Buttery, Trinity College, Dublin, Ireland

Set List of Show:

Known Set List: (Incomplete)

  • "Concentration Cramp"
  • "Street Missions"

Additional Music

Snippets of Other Songs Performed by U2:

Show Details:

U2 play two shows on this day, the first an afternoon show at McGonagles, and this the evening show at the Buttery at Trinity College. Support is by three members of The Virgin Prunes, calling themselves System 20 (Likely Gavin, Guggi and Dick). Admission to the show is set at £0.60 and the capacity of the room is listed at 350 for the show, but it is unknown how many actually attended. The show is attended by Hot Press reporter, Bill Graham who contributes a lengthy review to Hot Press about the show.

“The later date was two hundred yards down the road in Trinity but the late arrival of the hired equipment and a hurried sound check weren’t the best preparation. Not that it fazed the support, System 20. The economy version of the Virgin Prunes, the Hot Tuna to their Jefferson Tricycle, System 20 are the Prunes alternate project in their free time. The provocation squad in handipack size, it was demented put ons as per usual. It didn’t quite work but this writer didn’t worry. After all, this coven are the perfect vehicle for interminable (and…. interruptive….) subjunctive clauses, incomprehensible speculations and no diatribes?! – about the state of the art and occult references to Rumanian structuralists and Polish sculptors. Anti rock demanding anti journalism, all they need is a convincing theory. System 20 will probably never perform again.

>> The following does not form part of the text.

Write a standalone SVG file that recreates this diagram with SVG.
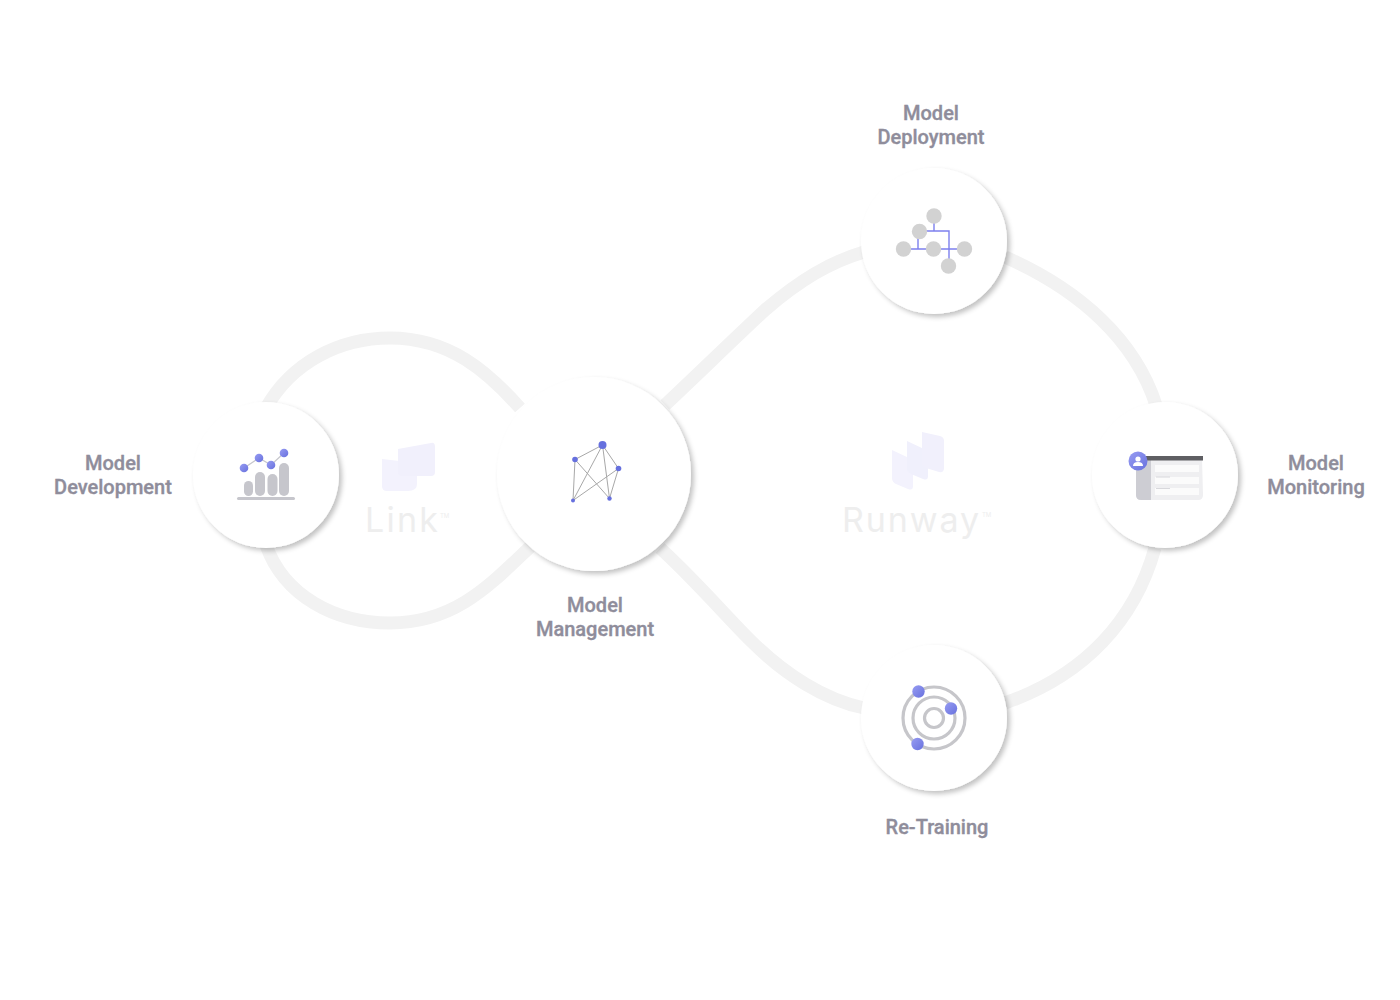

U2 were solace for the bewildered, even if their set slumped slightly in the final third, before a racing version of “Street Mission”. So if the band were scrambling, it’s indicative of their growth that an average set nonetheless promoters their merits rather than exposing their failings. Partially, it’s due to Paul Hewson. Undoubtedly, the best front man since Geldof, he’s a powerfully charged battery of energy, and utterly unignorable. His enthusiasm is such that even a potentially pessimistic song like “Concentration Cramp” doesn’t flounder in grim negativity, he and the band trampling underfoot all those confining restrictions of school days. Furthermore, except for one purloined Kinks riff, U2 owe no obvious debts to earlier styles. Their songs are uniquely their own, vibrant celebrations that are both direct in impact yet not so simple in style. It’s U2’s most enduring asset that they’ve taken only the ideals of the new wave, but not its licks, so that while their songs retain pop vivacity, their structures stretch towards more complex forms. They are already their own category. So many estimates of local bands end with double edged compliments, ifs, buts and luke warm qualifications. U2 belong to a whole other league.”

The full details of the set list are unknown but “Concentration Cramp” and “Street Mission” are known via the Graham review.